Links! I gotcher links here! Get ’em while they’re hot!

Yup, it’s time for a “Wow, look at all the open tabs, let’s clear some of those out!” posts.

::  What Moneyball-for-Everything Has Done to American Culture.

Interesting article about the proliferation of numerical analysis for just about everything these days:

Smarties approached baseball like an equation, optimized for Y, solved for X, and proved in the process that a solved sport is a worse one. The sport that I fell in love with doesn’t really exist anymore. In the 1990s, there were typically 50 percent more hits than strikeouts in each game. Today, there are consistently more strikeouts than hits. Singles have swooned to record lows, and hits per game have plunged to 1910s levels. In the century and a half of MLB history covered by the database Baseball Reference, the 10 years with the most strikeouts per game are the past 10.

On another note, I should write a post sometime about the movie Moneyball, which is a fascinating sports movie from the standpoint of the front office, a good piece of evidence for my belief that Aaron Sorkin is at his best when he’s paired with another writer to neuter his more annoying quirks, and also an interesting case study in how to not manage.

::  A post about the title song from the movie That Thing You Do!, the wonderful 90s flick about what happened when a bunch of teenagers from Erie put together a garage rock band and ended up being a national one-hit wonder. The film was directed by Tom Hanks, and he directed it very well, which is why I’m often surprised to think how he never really pursued directing much at all after this one. Maybe he just didn’t want to. That’s fine!

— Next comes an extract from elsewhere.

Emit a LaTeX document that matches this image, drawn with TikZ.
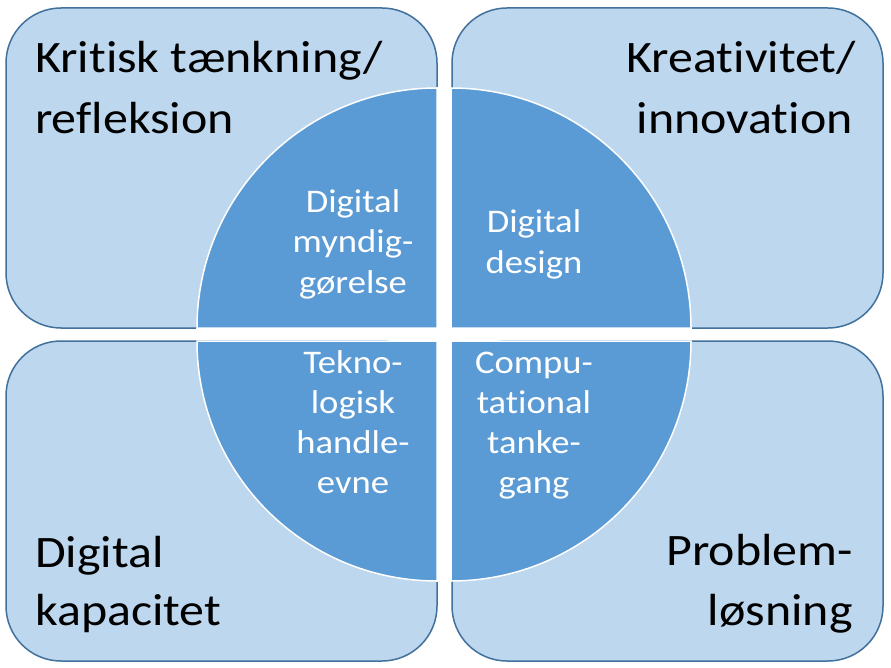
\documentclass[tikz,border=0pt]{standalone}
\usepackage{fontspec}
\setmainfont[Ligatures=NoCommon]{Carlito}
\definecolor{boxfill}{HTML}{BDD7EE}
\definecolor{boxline}{HTML}{41719C}
\definecolor{quadfill}{HTML}{5B9BD5}
\newcommand\widetxt[1]{\scalebox{1.11}[1]{#1}}
\tikzset{
  box/.style={fill=boxfill, draw=boxline, line width=1.5pt, rounded corners=55pt},
  quad/.style={fill=quadfill, draw=white, line width=1.5pt},
  big/.style={inner sep=0pt, font=\fontsize{45}{54}\selectfont, text=black},
  small/.style={inner sep=0pt, font=\fontsize{33}{40}\selectfont, text=white},
}
\begin{document}
\begin{tikzpicture}[x=1pt,y=-1pt]
\useasboundingbox (0,0) rectangle (891,668);
\fill[white] (0,0) rectangle (891,668);
% boxes
\draw[box] (6,8) rectangle (437,328);
\draw[box] (452,8) rectangle (883,328);
\draw[box] (6,341) rectangle (437,661);
\draw[box] (452,341) rectangle (883,661);
% quadrants
\draw[quad] (437,328) -- (437,88) arc[start angle=-90, end angle=-180, radius=240] -- cycle;
\draw[quad] (451,328) -- (451,88) arc[start angle=-90, end angle=0, radius=240] -- cycle;
\draw[quad] (437,341) -- (197,341) arc[start angle=180, end angle=90, radius=240] -- cycle;
\draw[quad] (451,341) -- (691,341) arc[start angle=0, end angle=90, radius=240] -- cycle;
% big labels
\node[big, anchor=base west] (tla) at (35,73) {\widetxt{Kritisk tænkning/}};
\node[big, anchor=base west] (tlb) at (35,134) {\widetxt{refleksion}};
\node[big, anchor=base east] (tra) at (856,73) {\widetxt{Kreativitet/}};
\node[big, anchor=base east] (trb) at (853,134) {\widetxt{innovation}};
\node[big, anchor=base west] (bla) at (35,567) {\widetxt{Digital}};
\node[big, anchor=base west] (blb) at (35,625) {\widetxt{kapacitet}};
\node[big, anchor=base east] (bra) at (853,565) {\widetxt{Problem-}};
\node[big, anchor=base east] (brb) at (853,625) {\widetxt{løsning}};
% small labels
\node[small, anchor=base] (q1a) at (353,213) {\widetxt{Digital}};
\node[small, anchor=base] (q1b) at (353,253) {\widetxt{myndig-}};
\node[small, anchor=base] (q1c) at (353,293) {\widetxt{gørelse}};
\node[small, anchor=base] (q2a) at (534,233) {\widetxt{Digital}};
\node[small, anchor=base] (q2b) at (534,273) {\widetxt{design}};
\node[small, anchor=base] (q3a) at (353,373) {\widetxt{Tekno-}};
\node[small, anchor=base] (q3b) at (353,413) {\widetxt{logisk}};
\node[small, anchor=base] (q3c) at (353,453) {\widetxt{handle-}};
\node[small, anchor=base] (q3d) at (353,493) {\widetxt{evne}};
\node[small, anchor=base] (q4a) at (534,373) {\widetxt{Compu-}};
\node[small, anchor=base] (q4b) at (534,413) {\widetxt{tational}};
\node[small, anchor=base] (q4c) at (534,453) {\widetxt{tanke-}};
\node[small, anchor=base] (q4d) at (534,493) {\widetxt{gang}};
\end{tikzpicture}
\end{document}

As for the song, though, I did not know that it was written by Adam Schlesinger, the brilliant songwriter who was behind a lot of the amazing satirical songs that formed the backbone of Rachel Bloom’s masterpiece series Crazy Ex-Girlfriend. Schlesinger, sadly, died at the too-early-age of 51 in the first wave of COVID-19.

Oh, here’s the song, if you don’t remember it. It got quite a bit of airplay in the 90s when the movie was a thing:

::  Black conductors, long excluded, are now on the podium. But will it last?

When Jeri Lynne Johnson made it to the finals of an orchestra tryout in California and didn’t get the job, she didn’t think much of it.

“It happens. It’s like dating — you kind of work or you don’t,” says Johnson of the chemistry that gets tested when a conductor stands before an orchestra for the first time.

But when Philadelphia-based Johnson asked the head of the selection committee what she could have done differently, “He said, ‘We just didn’t know how to market you. You don’t look like what our audience expects a maestro to look like.’”

Orchestra conducting has been the almost entirely-exclusive bastion of white men for just about the entire two century period that the job has even existed. Woman conductors have only started breaking through into the mainstream in the last couple of decades. Black conductors? Imagine that quote above: “We didn’t know how to market you.” Why not…as a thrilling and exciting musician? The same way you market every new conductor who takes a music director position with an orchestra?

My God, we have so damned far to go.

(Classical music’s racism is often obvious, but it’s also worth noting the crustacean-like resistance to change at all in the genre and in people who follow it. I remember attending a Buffalo Philharmonic concert some years ago where the first half of the program was a modern work, and the second half was a Beethoven piano concerto. At intermission I heard the old ladies behind me saying things like “At last, now we get to the good stuff.” I can hear them now, exiting the concert hall after a Black conductor has led a performance of, oh, Brahms’s Third: “Well, I like Brahms, but I suppose he’s woke now.” Ugh!)

::  Who doesn’t love a ranked list? Here is The Best Crime-Solving Writers In Fiction, Ranked!

If that sounds confusing–and it did to me at first, too–it’s referring to fictional writers who also end up being detectives, like Richard Castle of my once-beloved show, Castle. (Who is on the list, by the way. He’s not Number One. If you’re wondering who Number One is, I won’t give it away, but it’s really kind of obvious, especially considering recent events.)

::  For my money, the essential reading following the passing of Jerry Lee Lewis is everything Sheila O’Malley has written about him.

::  Finally, here’s an excellent Twitter thread about what a gigantic mess everyone’s favorite WonderGenius, Elon Musk, is making of Twitter.

I, myself, have never been much for the notion that people are to be automatically afforded massive amounts of deference and respect because they have simply managed to amass some large amount of wealth. But in this country, I am in a distinct minority in this viewpoint, I think.

That’s all for now. Time to start letting the tabs pile up again!